▶ **INSTRUCTIONS FOR THE TASK**
Take the lines from the head of the listing through the one bearing "const txt: React.CSSProperties" and copy them exactly, leaving every picture out.
+++++
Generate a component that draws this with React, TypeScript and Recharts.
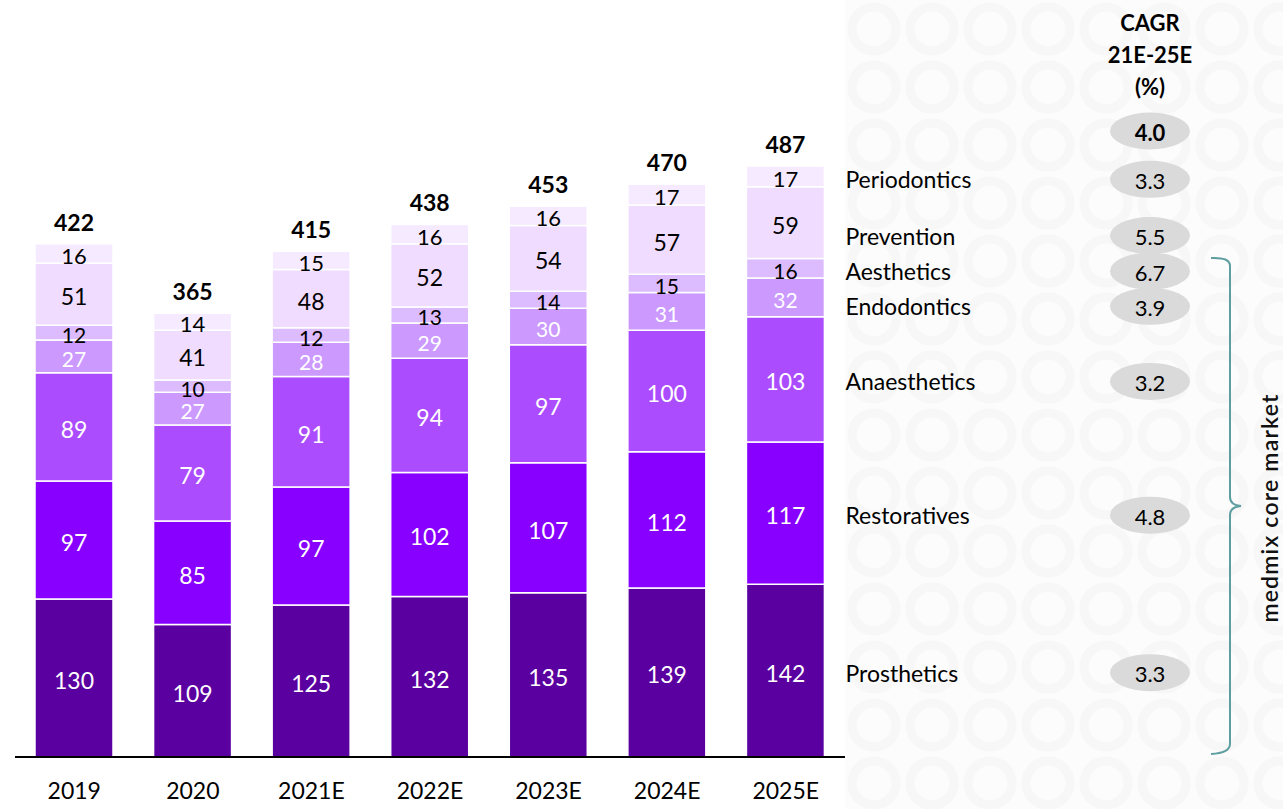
import React from 'react';
import { BarChart, Bar, XAxis, YAxis, LabelList } from 'recharts';

const years = ['2019', '2020', '2021E', '2022E', '2023E', '2024E', '2025E'];
const prosthetics = [130, 109, 125, 132, 135, 139, 142];
const restoratives = [97, 85, 97, 102, 107, 112, 117];
const anaesthetics = [89, 79, 91, 94, 97, 100, 103];
const endodontics = [27, 27, 28, 29, 30, 31, 32];
const aesthetics = [12, 10, 12, 13, 14, 15, 16];
const prevention = [51, 41, 48, 52, 54, 57, 59];
const periodontics = [16, 14, 15, 16, 16, 17, 17];
const totals = [422, 365, 415, 438, 453, 470, 487];
const seriesNames = ['Prosthetics', 'Restoratives', 'Anaesthetics', 'Endodontics', 'Aesthetics', 'Prevention', 'Periodontics'];
const cagr = ['3.3', '4.8', '3.2', '3.9', '6.7', '5.5', '3.3'];
const totalCagr = '4.0';
const headerLines = ['CAGR', '21E-25E', '(%)'];
const bracketLabel = 'medmix core market';

const seriesValues = [prosthetics, restoratives, anaesthetics, endodontics, aesthetics, prevention, periodontics];
const keys = ['s0', 's1', 's2', 's3', 's4', 's5', 's6'];
const colors = ['#5A00A0', '#8800FF', '#AB4DFF', '#CC99FF', '#DDBBFF', '#EFDCFF', '#F5EAFF'];
const labelColors = ['#fff', '#fff', '#fff', '#fff', '#000', '#000', '#000'];
const legendDy = [2, 2, 2, 9, 3, 13, 3];
const labelSize = [23, 23, 23, 21, 21, 23, 22];

const data = years.map((y, i) => {
  const row: any = { year: y, total: totals[i] };
  seriesValues.forEach((arr, si) => (row[keys[si]] = arr[i]));
  return row;
});

const FONT = 'Lato, "Open Sans", "DejaVu Sans", sans-serif';
const txt: React.CSSProperties = { fontFamily: FONT };

const makeLabel = (si: number) => (props: any) => {
  const { x, y, width, height, index, value } = props;
  const cx = Number(x) + Number(width) / 2;
  const cy = Number(y) + Number(height) / 2;
  const last = index === years.length - 1;
  return (
    <g>
      <text x={cx} y={cy + 2} textAnchor="middle" dominantBaseline="central" fontSize={labelSize[si]} fill={labelColors[si]} style={txt}>
        {value}
      </text>
      {si === seriesValues.length - 1 && (
        <text x={cx} y={Number(y) - 22} textAnchor="middle" dominantBaseline="central" fontSize={23} fontWeight={700} fill="#000" style={txt}>
          {totals[index]}
        </text>
      )}
      {last && (
        <g>
          <text x={Number(x) + Number(width) + 21} y={cy + legendDy[si]} dominantBaseline="central" fontSize={23} fill="#000" style={txt}>
            {seriesNames[si]}
          </text>
          <ellipse cx={1150} cy={cy + legendDy[si]} rx={40} ry={18.5} fill="#DADADA" />
          <text x={1150} y={cy + legendDy[si] + 1} textAnchor="middle" dominantBaseline="central" fontSize={22} fill="#000" style={txt}>
            {cagr[si]}
          </text>
        </g>
      )}
    </g>
  );
};

export default function App() {
  return (
    <div style={{ position: 'relative', width: 1283, height: 809, background: '#fff' }}>
      <style>{`body{margin:0}`}</style>
      <svg width={1283} height={809} style={{ position: 'absolute', left: 0, top: 0 }}>
        <defs>
          <pattern id="rings" x="845" y="0" width="58" height="58" patternUnits="userSpaceOnUse">
            <rect width="58" height="58" fill="#FCFCFC" />
            <circle cx="29" cy="29" r="22" fill="none" stroke="#F7F7F7" strokeWidth="9" />
          </pattern>
        </defs>
        <rect x={845} y={0} width={438} height={809} fill="url(#rings)" />
      </svg>
      <div style={{ position: 'absolute', left: 0, top: 0 }}>
        <BarChart width={1283} height={809} data={data} margin={{ top: 149, right: 438, bottom: 0, left: 15 }} barCategoryGap={0}>
          <YAxis hide domain={[0, 500]} />
          <XAxis
            dataKey="year"
            height={52}
            tickLine={false}
            tickMargin={20}
            axisLine={{ stroke: '#000', strokeWidth: 2 }}
            tick={{ fontSize: 23, fill: '#000', fontFamily: FONT } as any}
            interval={0}
          />
          {keys.map((k, si) => (
            <Bar key={k} dataKey={k} stackId="a" fill={colors[si]} stroke="#fff" strokeWidth={1.5} barSize={78} isAnimationActive={false}>
              <LabelList dataKey={k} content={makeLabel(si)} />
            </Bar>
          ))}
        </BarChart>
      </div>
      <svg width={1283} height={809} style={{ position: 'absolute', left: 0, top: 0, pointerEvents: 'none' }}>
        {headerLines.map((l, i) => (
          <text key={l} x={1150} y={22 + i * 32} textAnchor="middle" dominantBaseline="central" fontSize={22} fontWeight={700} fill="#000" style={txt}>
            {l}
          </text>
        ))}
        <ellipse cx={1150} cy={131} rx={40} ry={18.5} fill="#DADADA" />
        <text x={1150} y={132} textAnchor="middle" dominantBaseline="central" fontSize={22} fontWeight={700} fill="#000" style={txt}>
          {totalCagr}
        </text>
        <path
          d="M1211 258 Q1230 257 1230 266 L1230 497 Q1230 505 1241 506 Q1230 507 1230 515 L1230 744 Q1230 753 1211 754"
          fill="none"
          stroke="#5E9EA0"
          strokeWidth={2}
        />
        <text
          x={1269}
          y={508}
          transform="rotate(-90 1269 508)"
          textAnchor="middle"
          dominantBaseline="central"
          fontSize={23}
          fontWeight={600}
          letterSpacing={1.2}
          fill="#111"
          style={txt}
        >
          {bracketLabel}
        </text>
      </svg>
    </div>
  );
}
+++++
▶ **FINAL ANSWER**
Generate a component that draws this with React, TypeScript and Recharts.
import React from 'react';
import { BarChart, Bar, XAxis, YAxis, LabelList } from 'recharts';

const years = ['2019', '2020', '2021E', '2022E', '2023E', '2024E', '2025E'];
const prosthetics = [130, 109, 125, 132, 135, 139, 142];
const restoratives = [97, 85, 97, 102, 107, 112, 117];
const anaesthetics = [89, 79, 91, 94, 97, 100, 103];
const endodontics = [27, 27, 28, 29, 30, 31, 32];
const aesthetics = [12, 10, 12, 13, 14, 15, 16];
const prevention = [51, 41, 48, 52, 54, 57, 59];
const periodontics = [16, 14, 15, 16, 16, 17, 17];
const totals = [422, 365, 415, 438, 453, 470, 487];
const seriesNames = ['Prosthetics', 'Restoratives', 'Anaesthetics', 'Endodontics', 'Aesthetics', 'Prevention', 'Periodontics'];
const cagr = ['3.3', '4.8', '3.2', '3.9', '6.7', '5.5', '3.3'];
const totalCagr = '4.0';
const headerLines = ['CAGR', '21E-25E', '(%)'];
const bracketLabel = 'medmix core market';

const seriesValues = [prosthetics, restoratives, anaesthetics, endodontics, aesthetics, prevention, periodontics];
const keys = ['s0', 's1', 's2', 's3', 's4', 's5', 's6'];
const colors = ['#5A00A0', '#8800FF', '#AB4DFF', '#CC99FF', '#DDBBFF', '#EFDCFF', '#F5EAFF'];
const labelColors = ['#fff', '#fff', '#fff', '#fff', '#000', '#000', '#000'];
const legendDy = [2, 2, 2, 9, 3, 13, 3];
const labelSize = [23, 23, 23, 21, 21, 23, 22];

const data = years.map((y, i) => {
  const row: any = { year: y, total: totals[i] };
  seriesValues.forEach((arr, si) => (row[keys[si]] = arr[i]));
  return row;
});

const FONT = 'Lato, "Open Sans", "DejaVu Sans", sans-serif';
const txt: React.CSSProperties = { fontFamily: FONT };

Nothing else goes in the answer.